1 The agency need not demonstrate that the record relates to a specific decision, but rather must related to a specific decision-making process and was generated before the conclusion of the process. Opinion, at 3 citing Nat. Res. Def. Council, 19 F.4th at 192. Aimed at promoting candor within the agency, the privilege protects documents that reflect decision making process related advisory opinions, recommendations and deliberations. Opinion, at 4 citing Hopkins v. U.S. Dep't of Hous. & Urb. Dev., 929 F. 2d 81, 84 (2d. Cir. 1991).
2 The court found that the deliberative process privilege applied to the third category because the notes could reveal the SEC's internal thought processes and because Ripple was present at the meetings, reducing the need for the documents. Opinion, at 8.

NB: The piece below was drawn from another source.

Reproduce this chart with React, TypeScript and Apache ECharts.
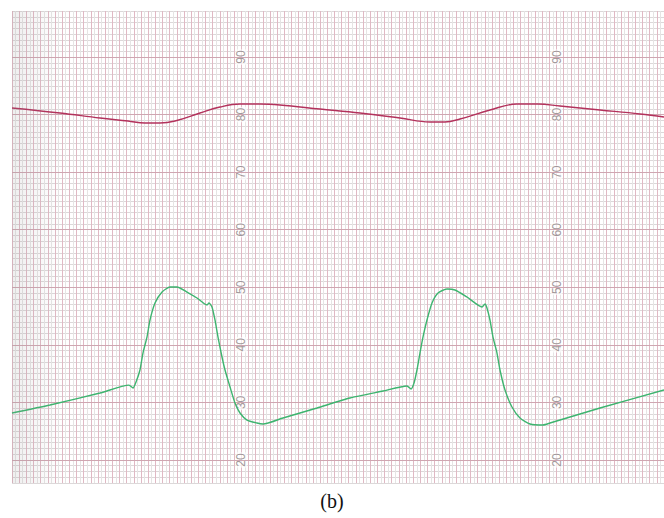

3 The court noted that the SEC had not submitted any declarations from the note-takers about their method or manner of note-taking. It will be interesting to monitor in future matters if the agency includes such declarations going forward to bolster its privilege claims. The court left open the possibility for the SEC to seek leave of court for limited redactions in these documents at a later date. Opinion, at 22.